Please find all lines in the data that hold the string "this" and copy them.

#### Material supplied:
—————

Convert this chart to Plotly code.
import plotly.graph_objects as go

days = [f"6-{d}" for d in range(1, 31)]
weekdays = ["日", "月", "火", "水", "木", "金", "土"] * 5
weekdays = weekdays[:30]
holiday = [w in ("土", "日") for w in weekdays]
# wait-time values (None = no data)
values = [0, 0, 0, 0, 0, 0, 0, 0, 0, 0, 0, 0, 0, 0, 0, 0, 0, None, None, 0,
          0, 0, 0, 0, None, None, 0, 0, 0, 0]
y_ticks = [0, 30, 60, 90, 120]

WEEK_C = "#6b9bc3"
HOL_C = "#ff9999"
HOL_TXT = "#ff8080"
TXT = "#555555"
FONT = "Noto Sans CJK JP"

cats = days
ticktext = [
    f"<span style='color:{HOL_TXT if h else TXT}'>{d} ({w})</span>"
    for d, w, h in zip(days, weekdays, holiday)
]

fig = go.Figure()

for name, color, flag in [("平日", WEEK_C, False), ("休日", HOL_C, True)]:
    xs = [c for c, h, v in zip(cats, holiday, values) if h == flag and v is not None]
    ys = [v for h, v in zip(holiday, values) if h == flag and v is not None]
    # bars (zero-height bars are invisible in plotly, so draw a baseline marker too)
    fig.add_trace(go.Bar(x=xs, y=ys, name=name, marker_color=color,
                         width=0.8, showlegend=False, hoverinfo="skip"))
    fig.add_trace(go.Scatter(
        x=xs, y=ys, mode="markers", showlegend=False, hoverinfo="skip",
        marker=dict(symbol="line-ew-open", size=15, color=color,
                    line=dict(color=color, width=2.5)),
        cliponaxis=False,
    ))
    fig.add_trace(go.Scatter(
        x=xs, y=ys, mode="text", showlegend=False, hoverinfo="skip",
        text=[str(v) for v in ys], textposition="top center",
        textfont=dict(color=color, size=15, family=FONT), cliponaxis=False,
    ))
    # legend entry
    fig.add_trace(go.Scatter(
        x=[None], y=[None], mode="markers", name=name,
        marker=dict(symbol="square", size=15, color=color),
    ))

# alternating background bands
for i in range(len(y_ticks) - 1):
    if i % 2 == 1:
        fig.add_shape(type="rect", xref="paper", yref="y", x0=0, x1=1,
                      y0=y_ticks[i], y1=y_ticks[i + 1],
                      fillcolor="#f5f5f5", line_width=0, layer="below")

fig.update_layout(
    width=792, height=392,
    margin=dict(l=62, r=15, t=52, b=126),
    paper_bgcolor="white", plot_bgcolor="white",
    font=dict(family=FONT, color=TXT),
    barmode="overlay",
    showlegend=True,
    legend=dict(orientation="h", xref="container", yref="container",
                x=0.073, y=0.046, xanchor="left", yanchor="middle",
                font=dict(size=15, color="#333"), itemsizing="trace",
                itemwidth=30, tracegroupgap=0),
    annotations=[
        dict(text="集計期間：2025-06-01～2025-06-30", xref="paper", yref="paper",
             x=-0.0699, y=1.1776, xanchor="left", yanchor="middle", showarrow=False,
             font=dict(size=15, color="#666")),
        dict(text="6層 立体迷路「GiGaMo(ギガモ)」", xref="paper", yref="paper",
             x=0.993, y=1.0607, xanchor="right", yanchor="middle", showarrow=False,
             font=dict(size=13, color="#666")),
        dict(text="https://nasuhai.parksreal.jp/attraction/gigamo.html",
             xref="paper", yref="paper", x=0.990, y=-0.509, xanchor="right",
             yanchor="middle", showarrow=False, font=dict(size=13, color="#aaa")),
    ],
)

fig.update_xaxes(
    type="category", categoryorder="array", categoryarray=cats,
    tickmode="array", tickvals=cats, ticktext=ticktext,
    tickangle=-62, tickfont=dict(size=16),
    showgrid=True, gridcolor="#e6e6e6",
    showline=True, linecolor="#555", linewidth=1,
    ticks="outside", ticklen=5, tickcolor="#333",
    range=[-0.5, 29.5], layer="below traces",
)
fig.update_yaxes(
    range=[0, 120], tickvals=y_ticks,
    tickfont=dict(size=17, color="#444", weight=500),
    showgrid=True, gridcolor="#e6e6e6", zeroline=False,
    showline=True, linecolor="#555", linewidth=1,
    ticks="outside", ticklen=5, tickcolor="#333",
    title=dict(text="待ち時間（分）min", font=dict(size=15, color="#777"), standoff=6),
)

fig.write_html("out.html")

—————

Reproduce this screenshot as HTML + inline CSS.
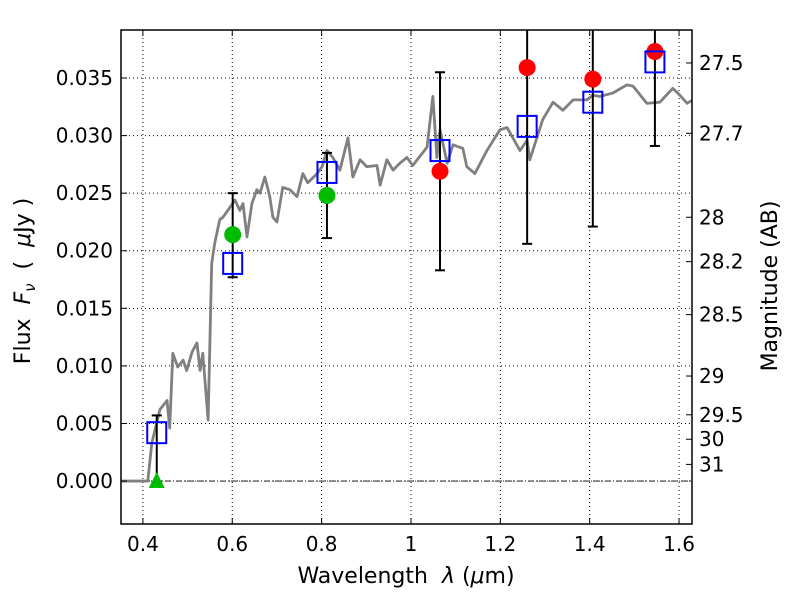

—————

#### Task answer:
Convert this chart to Plotly code.
Reproduce this screenshot as HTML + inline CSS.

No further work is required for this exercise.